>>

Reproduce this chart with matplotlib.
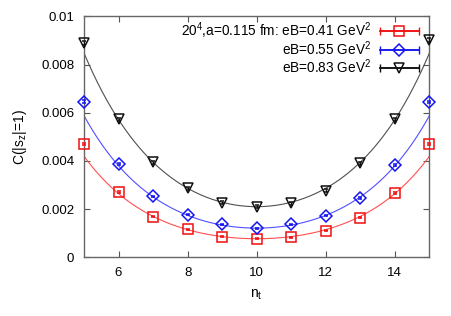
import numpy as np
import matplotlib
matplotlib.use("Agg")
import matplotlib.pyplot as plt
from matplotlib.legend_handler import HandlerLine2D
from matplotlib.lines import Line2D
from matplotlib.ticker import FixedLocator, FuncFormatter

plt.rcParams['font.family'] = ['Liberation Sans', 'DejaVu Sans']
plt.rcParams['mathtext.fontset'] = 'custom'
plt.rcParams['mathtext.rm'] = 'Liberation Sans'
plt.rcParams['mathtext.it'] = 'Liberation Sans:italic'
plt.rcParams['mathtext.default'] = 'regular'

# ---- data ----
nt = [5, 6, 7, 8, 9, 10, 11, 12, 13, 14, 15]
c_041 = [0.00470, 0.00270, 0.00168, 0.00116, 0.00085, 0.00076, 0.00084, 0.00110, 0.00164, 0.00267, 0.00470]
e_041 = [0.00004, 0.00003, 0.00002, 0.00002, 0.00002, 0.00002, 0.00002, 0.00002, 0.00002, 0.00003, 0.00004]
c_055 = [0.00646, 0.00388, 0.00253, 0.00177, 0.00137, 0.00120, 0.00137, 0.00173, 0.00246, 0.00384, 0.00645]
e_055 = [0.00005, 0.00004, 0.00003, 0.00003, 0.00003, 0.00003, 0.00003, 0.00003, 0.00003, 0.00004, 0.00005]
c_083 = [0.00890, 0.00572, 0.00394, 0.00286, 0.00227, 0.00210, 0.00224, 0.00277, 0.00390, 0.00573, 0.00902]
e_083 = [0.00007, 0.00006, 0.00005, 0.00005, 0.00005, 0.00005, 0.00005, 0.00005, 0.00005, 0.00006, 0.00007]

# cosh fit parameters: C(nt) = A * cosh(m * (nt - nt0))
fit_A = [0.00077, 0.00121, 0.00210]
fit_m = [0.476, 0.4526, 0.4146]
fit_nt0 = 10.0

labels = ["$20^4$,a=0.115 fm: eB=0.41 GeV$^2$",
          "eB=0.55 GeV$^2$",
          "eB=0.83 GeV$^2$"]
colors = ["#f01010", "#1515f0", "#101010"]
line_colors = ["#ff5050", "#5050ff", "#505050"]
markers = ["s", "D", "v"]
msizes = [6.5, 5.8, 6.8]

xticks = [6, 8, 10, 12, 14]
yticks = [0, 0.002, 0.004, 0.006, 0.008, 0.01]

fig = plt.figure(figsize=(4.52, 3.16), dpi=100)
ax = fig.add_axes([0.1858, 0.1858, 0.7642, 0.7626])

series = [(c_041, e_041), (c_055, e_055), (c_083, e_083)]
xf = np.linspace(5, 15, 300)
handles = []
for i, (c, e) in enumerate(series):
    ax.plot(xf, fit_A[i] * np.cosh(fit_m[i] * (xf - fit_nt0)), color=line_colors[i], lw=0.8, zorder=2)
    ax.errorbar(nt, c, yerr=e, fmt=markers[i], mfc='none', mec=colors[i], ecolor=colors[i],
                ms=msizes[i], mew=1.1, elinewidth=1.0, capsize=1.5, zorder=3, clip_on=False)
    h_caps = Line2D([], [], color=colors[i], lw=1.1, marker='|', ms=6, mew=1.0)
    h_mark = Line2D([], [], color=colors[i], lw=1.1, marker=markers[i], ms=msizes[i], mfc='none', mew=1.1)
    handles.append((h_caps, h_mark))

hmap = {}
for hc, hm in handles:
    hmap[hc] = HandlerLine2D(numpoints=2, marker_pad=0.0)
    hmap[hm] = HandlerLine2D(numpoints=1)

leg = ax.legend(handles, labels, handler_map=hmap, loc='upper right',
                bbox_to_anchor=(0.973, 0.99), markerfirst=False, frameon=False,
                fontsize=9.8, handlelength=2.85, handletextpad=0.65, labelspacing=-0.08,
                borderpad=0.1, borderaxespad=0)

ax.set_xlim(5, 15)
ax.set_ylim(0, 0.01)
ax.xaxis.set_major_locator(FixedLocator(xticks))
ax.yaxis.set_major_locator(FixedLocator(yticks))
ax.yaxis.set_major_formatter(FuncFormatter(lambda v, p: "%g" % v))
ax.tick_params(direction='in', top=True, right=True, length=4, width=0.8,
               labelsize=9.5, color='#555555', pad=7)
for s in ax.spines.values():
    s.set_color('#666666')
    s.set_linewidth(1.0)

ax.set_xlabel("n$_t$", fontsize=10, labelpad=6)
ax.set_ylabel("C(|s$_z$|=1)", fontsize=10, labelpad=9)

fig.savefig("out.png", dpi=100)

<<

#### Problem to work on
Pictures are excluded; extract exactly the lines from the start of the data through the line that holds "ax = fig.add_axes([0.1858, 0.1858, 0.7642, 0.7626])", both ends included.

#### Exercise answer
Reproduce this chart with matplotlib.
import numpy as np
import matplotlib
matplotlib.use("Agg")
import matplotlib.pyplot as plt
from matplotlib.legend_handler import HandlerLine2D
from matplotlib.lines import Line2D
from matplotlib.ticker import FixedLocator, FuncFormatter

plt.rcParams['font.family'] = ['Liberation Sans', 'DejaVu Sans']
plt.rcParams['mathtext.fontset'] = 'custom'
plt.rcParams['mathtext.rm'] = 'Liberation Sans'
plt.rcParams['mathtext.it'] = 'Liberation Sans:italic'
plt.rcParams['mathtext.default'] = 'regular'

# ---- data ----
nt = [5, 6, 7, 8, 9, 10, 11, 12, 13, 14, 15]
c_041 = [0.00470, 0.00270, 0.00168, 0.00116, 0.00085, 0.00076, 0.00084, 0.00110, 0.00164, 0.00267, 0.00470]
e_041 = [0.00004, 0.00003, 0.00002, 0.00002, 0.00002, 0.00002, 0.00002, 0.00002, 0.00002, 0.00003, 0.00004]
c_055 = [0.00646, 0.00388, 0.00253, 0.00177, 0.00137, 0.00120, 0.00137, 0.00173, 0.00246, 0.00384, 0.00645]
e_055 = [0.00005, 0.00004, 0.00003, 0.00003, 0.00003, 0.00003, 0.00003, 0.00003, 0.00003, 0.00004, 0.00005]
c_083 = [0.00890, 0.00572, 0.00394, 0.00286, 0.00227, 0.00210, 0.00224, 0.00277, 0.00390, 0.00573, 0.00902]
e_083 = [0.00007, 0.00006, 0.00005, 0.00005, 0.00005, 0.00005, 0.00005, 0.00005, 0.00005, 0.00006, 0.00007]

# cosh fit parameters: C(nt) = A * cosh(m * (nt - nt0))
fit_A = [0.00077, 0.00121, 0.00210]
fit_m = [0.476, 0.4526, 0.4146]
fit_nt0 = 10.0

labels = ["$20^4$,a=0.115 fm: eB=0.41 GeV$^2$",
          "eB=0.55 GeV$^2$",
          "eB=0.83 GeV$^2$"]
colors = ["#f01010", "#1515f0", "#101010"]
line_colors = ["#ff5050", "#5050ff", "#505050"]
markers = ["s", "D", "v"]
msizes = [6.5, 5.8, 6.8]

xticks = [6, 8, 10, 12, 14]
yticks = [0, 0.002, 0.004, 0.006, 0.008, 0.01]

fig = plt.figure(figsize=(4.52, 3.16), dpi=100)
ax = fig.add_axes([0.1858, 0.1858, 0.7642, 0.7626])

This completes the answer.